Выбрать главу

The days of the cement factories and the futile attempts to promote Grays as a sailing resort, a marina, are over: river gives way to road. We’ve taken our hit of nostalgia, hanging about the dock gates, photographing steam stacks, cranes, jetties. It’s time to follow the Thames path, west, towards the Queen Elizabeth II Bridge, the motorway.

The path, which begins with a paved promenade, soon declines into a Barratt estate, dressed as an open-air exhibition of ‘computer generated impressions’. This is a strikingly schizophrenic effect: you get the Thames as it is, cloacal, rusty, tired — and, at the same time, you are confronted with computer-generated projections (Grays as it ought to be). A blue-river fantasy feeds directly into khaki drift; a young couple, first-time buyers, stride hand in hand down the riverfront parade towards a line of virgin Barratt villas. Future grass for present mud. The magic mirror of the Barratt hoarding works like Prozac, taking the edge from blight. Pink stone, a cloudless sky; toy boats gussying up a dead river.

Barratt World is hallucinogenic: mushroom villages, Noddy in Essex. No hurt. Cohabiting couples in gainful employment. Regency stripe wallpaper. Red sofa — on which a woman in a green dress sprawls, teasing a coffee cup. Her partner, in immaculate blue shirt (two buttons undone), leans forward. He has another (empty) coffee cup. They are fresh, fragrant. Unblemished. If it wasn’t for the coffee cups, they’d be rutting like stags.

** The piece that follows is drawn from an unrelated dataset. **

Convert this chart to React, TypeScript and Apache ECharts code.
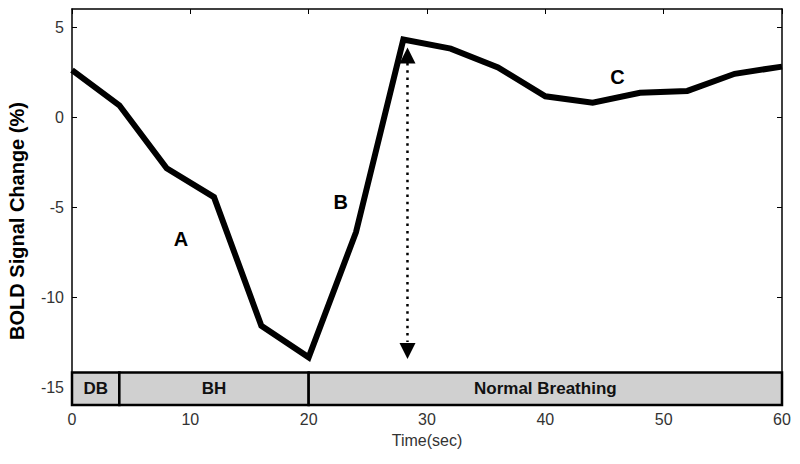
import React, { useEffect, useRef } from "react";
import * as echarts from "echarts";

const timeSec = [0, 4, 8, 12, 16, 20, 24, 28, 32, 36, 40, 44, 48, 52, 56, 60];
const boldSignal = [2.6, 0.65, -2.85, -4.45, -11.6, -13.35, -6.4, 4.3, 3.8, 2.75, 1.15, 0.8, 1.35, 1.45, 2.4, 2.8];

const yTickValues = [-15, -10, -5, 0, 5];

const phaseNames = ["DB", "BH", "Normal Breathing"];
const phaseStart = [0, 4, 20];
const phaseEnd = [4, 20, 60];
const phaseBottom = -16;
const phaseTop = -14.2;

const letterNames = ["A", "B", "C"];
const letterX = [9.2, 22.7, 46.1];
const letterY = [-6.75, -4.7, 2.2];

const arrowX = 28.35;
const arrowTopBase = 3.0;
const arrowBottomBase = -12.5;
const arrowTopHead = 3.42;
const arrowBottomHead = -13.0;

const FONT = "'Liberation Sans', Arial, sans-serif";

export default function App() {
  const ref = useRef<HTMLDivElement>(null);
  useEffect(() => {
    if (!ref.current) return;
    const chart = echarts.init(ref.current, null, { renderer: "svg" });
    const axisLineStyle = { color: "#000", width: 1.5 };
    const option: any = {
      animation: false,
      backgroundColor: "#fff",
      grid: { left: 72, right: 18, top: 9, bottom: 59 },
      xAxis: [
        {
          type: "value",
          min: 0,
          max: 60,
          interval: 10,
          position: "bottom",
          name: "Time(sec)",
          nameLocation: "middle",
          nameGap: 27,
          nameTextStyle: { fontFamily: FONT, fontSize: 16, color: "#333" },
          axisLine: { show: true, onZero: false, lineStyle: axisLineStyle },
          axisTick: { show: true, inside: true, length: 5, lineStyle: { color: "#000" } },
          axisLabel: { fontFamily: FONT, fontSize: 16, color: "#333", margin: 6 },
          splitLine: { show: false },
        },
        {
          type: "value",
          min: 0,
          max: 60,
          interval: 10,
          position: "top",
          axisLine: { show: true, onZero: false, lineStyle: axisLineStyle },
          axisTick: { show: true, inside: true, length: 5, lineStyle: { color: "#000" } },
          axisLabel: { show: false },
          splitLine: { show: false },
        },
      ],
      yAxis: [
        {
          type: "value",
          min: -16,
          max: 6,
          position: "left",
          axisLine: { show: true, onZero: false, lineStyle: axisLineStyle },
          axisTick: { show: true, inside: true, length: 5, customValues: yTickValues, lineStyle: { color: "#000" } },
          axisLabel: { fontFamily: FONT, fontSize: 16, color: "#333", margin: 8, customValues: yTickValues },
          splitLine: { show: false },
        },
        {
          type: "value",
          min: -16,
          max: 6,
          position: "right",
          axisLine: { show: true, onZero: false, lineStyle: axisLineStyle },
          axisTick: { show: true, inside: true, length: 5, customValues: yTickValues, lineStyle: { color: "#000" } },
          axisLabel: { show: false, customValues: yTickValues },
          splitLine: { show: false },
        },
      ],
      graphic: [
        {
          type: "text",
          x: 17,
          y: 221,
          rotation: Math.PI / 2,
          style: {
            text: "BOLD Signal Change (%)",
            fontFamily: FONT,
            fontSize: 20,
            fontWeight: "bold",
            fill: "#000",
            align: "center",
            verticalAlign: "middle",
          },
        },
      ],
      series: [
        {
          type: "line",
          data: timeSec.map((t, i) => [t, boldSignal[i]]),
          showSymbol: false,
          symbol: "none",
          lineStyle: { color: "#000", width: 6, join: "miter" },
          z: 5,
          markArea: {
            silent: true,
            itemStyle: { color: "#d0d0d0", borderColor: "#000", borderWidth: 2.5 },
            label: {
              show: true,
              position: "inside",
              fontFamily: FONT,
              fontSize: 17,
              fontWeight: "bold",
              color: "#111",
            },
            data: phaseNames.map((n, i) => [
              { name: n, xAxis: phaseStart[i], yAxis: phaseBottom },
              { xAxis: phaseEnd[i], yAxis: phaseTop },
            ]),
          },
        },
        {
          type: "line",
          data: [
            [arrowX, arrowTopBase],
            [arrowX, arrowBottomBase],
          ],
          symbol: "none",
          lineStyle: { color: "#000", width: 2.5, type: [2.5, 4.8] },
          z: 4,
        },
        {
          type: "scatter",
          symbol: "triangle",
          symbolSize: [16, 16],
          itemStyle: { color: "#000", opacity: 1 },
          data: [
            { value: [arrowX, arrowTopHead], symbolRotate: 0 },
            { value: [arrowX, arrowBottomHead], symbolRotate: 180 },
          ],
          z: 4,
        },
        {
          type: "scatter",
          symbolSize: 0,
          itemStyle: { color: "#000", opacity: 1 },
          data: letterNames.map((n, i) => ({ name: n, value: [letterX[i], letterY[i]] })),
          label: {
            show: true,
            position: "inside",
            formatter: "{b}",
            fontFamily: FONT,
            fontSize: 20,
            fontWeight: "bold",
            color: "#000",
          },
          z: 6,
        },
      ],
    };
    chart.setOption(option);
    return () => chart.dispose();
  }, []);
  return <div ref={ref} style={{ width: 800, height: 464, position: "absolute", left: 0, top: 0 }} />;
}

If everything goes well, and they upgrade from the one-bedroom apartment in Block H of Lightermans Quay (at £86,995) to the two-bedroom apartment at £104,995, they’ll acquire the two sinister kids who invade their love nest with a breakfast tray (single red rose, refill of imaginary coffee).

Lightermans Quay has its own map, roads like veins flowing into the A13. Only three destinations are admitted: Southend, Lakeside and the M25. The furthest points of reference are Tilbury and Chadwell St Mary (where Daniel Defoe invested in a tile works — and lost £3,000). ‘A calm and tranquil setting with appealing riverside walks,’ the promoters claim. ‘This whole part of the riverfront is steeped in history.’ Which the builders are doing their best to disguise. What counts is ease of access to Junction 30/31 of the M25 and the ten-minute drive to ‘the huge shopping complex of Lakeside’.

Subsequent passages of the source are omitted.